La hipótesis inicial de Gracia se ve cumplida, pues toda creación entraña un palimpsesto y la originalidad no es sino una reescritura. La historia misma de la Cultura, ese universo de universos, debe entenderse como un palimpsesto en el que se sucede la actualización de los mismos hechos en busca de una verdad definitiva que, a fuerza de constantes actualizaciones, resulta inexistente. El postrer libro de Gracia, así pues, no configura solamente un libro de poemas, sino que se consagra como un ensayo poético sobre la poesía en cuanto vida y, en este sentido, como un periplo ascendente que va desde el tedio de la vida hasta el conato de impulso vitalista. El resultado de este “escribivir” es un viaje hacia dentro, es decir, hacia los pulsos que integran su propio ejercicio de creación poética, hacia las grandes temáticas que obsesionan al poeta y que renuevan la mitología de su escritura conformando la propia identidad de la Poesía como una autobiografía psíquica.

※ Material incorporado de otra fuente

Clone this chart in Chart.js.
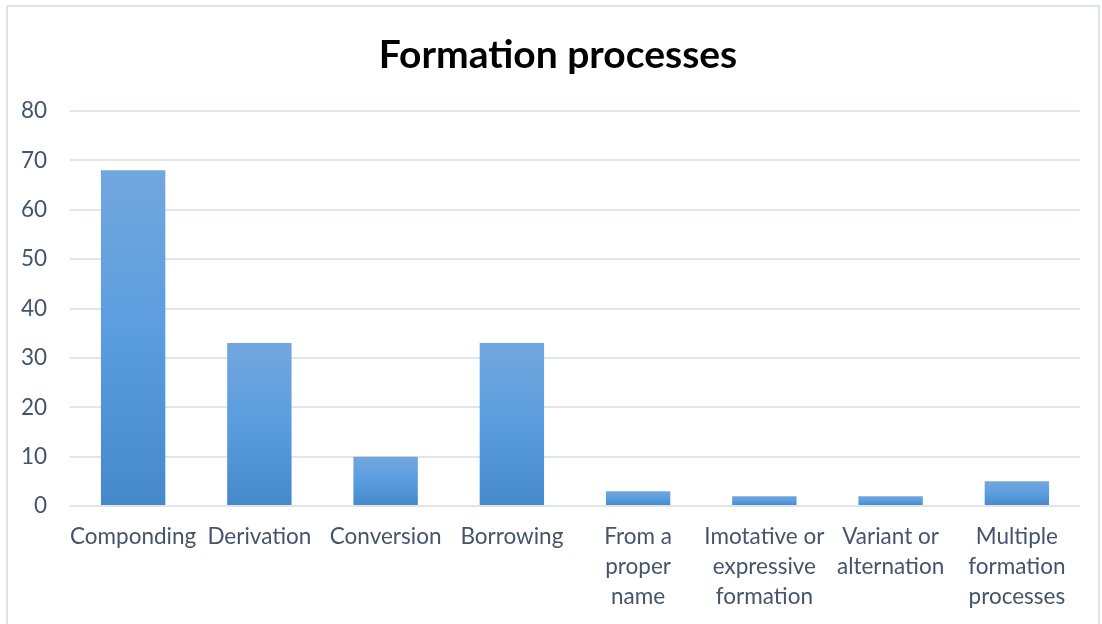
<!DOCTYPE html>
<html>
<head>
<meta charset="utf-8">
<script src="https://cdn.jsdelivr.net/npm/chart.js@4"></script>
<style>
  html, body { margin: 0; padding: 0; background: #fff; overflow: hidden; }
  #frame {
    position: absolute; left: 6px; top: 5px; width: 1094px; height: 640px;
    border: 2px solid #dfe2e6; box-sizing: border-box;
  }
  #wrap { position: absolute; left: 0; top: 0; width: 1102px; height: 624px; }
</style>
</head>
<body>
<div id="frame"></div>
<div id="wrap"><canvas id="result" width="1102" height="624"></canvas></div>
<script>
// categories (wrapped onto several lines like the axis shows them)
const categories = [
    'Componding',
    'Derivation',
    'Conversion',
    'Borrowing',
    ['From a', 'proper', 'name'],
    ['Imotative or', 'expressive', 'formation'],
    ['Variant or', 'alternation'],
    ['Multiple', 'formation', 'processes']
];
const counts = [68, 33, 10, 33, 3, 2, 2, 5];
const yTicks = [0, 10, 20, 30, 40, 50, 60, 70, 80];
const chartTitle = 'Formation processes';

const labelColor = '#44546a';
const fontFamily = "Lato, 'Open Sans', sans-serif";

// each bar gets its own light-to-dark vertical gradient
function barFill(ctx) {
    const chart = ctx.chart;
    if (!chart.chartArea || ctx.raw === undefined) return '#5b9bd5';
    const y = chart.scales.y;
    const top = y.getPixelForValue(ctx.raw);
    const base = y.getPixelForValue(0);
    const g = chart.ctx.createLinearGradient(0, top, 0, base);
    g.addColorStop(0, '#72a7dd');
    g.addColorStop(0.5, '#5a9ddf');
    g.addColorStop(1, '#4589cb');
    return g;
}

// title is centred on the whole frame, not just the plot area
const frameTitle = {
    id: 'frameTitle',
    afterDraw(chart) {
        const c = chart.ctx;
        c.save();
        c.font = 'bold 39px ' + fontFamily;
        c.fillStyle = '#000';
        c.textAlign = 'center';
        c.textBaseline = 'middle';
        c.fillText(chartTitle, 558, 55);
        c.restore();
    }
};

const ctx = document.getElementById('result').getContext('2d');
new Chart(ctx, {
    type: 'bar',
    data: {
        labels: categories,
        datasets: [{
            data: counts,
            backgroundColor: barFill,
            borderWidth: 0,
            barPercentage: 0.51,
            categoryPercentage: 1
        }]
    },
    options: {
        responsive: false,
        animation: false,
        layout: { padding: { left: 0, right: 22, top: 111, bottom: 0 } },
        plugins: {
            legend: { display: false },
            tooltip: { enabled: false },
            title: { display: false }
        },
        scales: {
            x: {
                grid: { display: false, drawTicks: false },
                border: { display: false },
                ticks: {
                    color: labelColor,
                    font: { family: fontFamily, size: 22.5, lineHeight: 1.33 },
                    padding: 16,
                    maxRotation: 0,
                    autoSkip: false
                },
                afterFit: scale => { scale.height = 118; }
            },
            y: {
                min: 0,
                max: 80,
                afterBuildTicks: scale => { scale.ticks = yTicks.map(v => ({ value: v })); },
                grid: { color: '#e1e4e8', lineWidth: 2, drawTicks: false },
                border: { display: false },
                ticks: {
                    color: labelColor,
                    font: { family: fontFamily, size: 22.5 },
                    padding: 23
                },
                afterFit: scale => { scale.width = 70; }
            }
        }
    },
    plugins: [frameTitle]
});
</script>
</body>
</html>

El discurso narrativo de Gracia en este corolario se sucede en interrogantes acerca del estatuto mismo de la poesía; de este modo se cuestiona el poeta qué cosa sea la que convierte al poema “en un ente consolatorio, salvador y perdurable”; “Qué cosa sea la que nos atrae, convence, seduce o hechiza de un texto”. No son pocas las preguntas y tampoco lo son las posibles respuestas encubiertas. Acaso la premisa más importante sea que el poema atienda directamente a lo esencial humano con la voluntad del hombre de quedar entre los vivos mientras la muerte sigue acechando rampante. Al fin, sin desprenderse de cierto tono confesional, los poemas de Gracia implican el descubrimiento de la luz íntima; como él mismo aduce, “que el locus amoenus solo existe en un lugar llamado corazón”. Su pretensión de verbalizar es un asedio contra el fatalismo existencial: “Yo no canto a la luz, sino a la lucha / por conquistarla desde las tinieblas”, versos que concentran la idea sustantiva de la existencialidad de Gracia.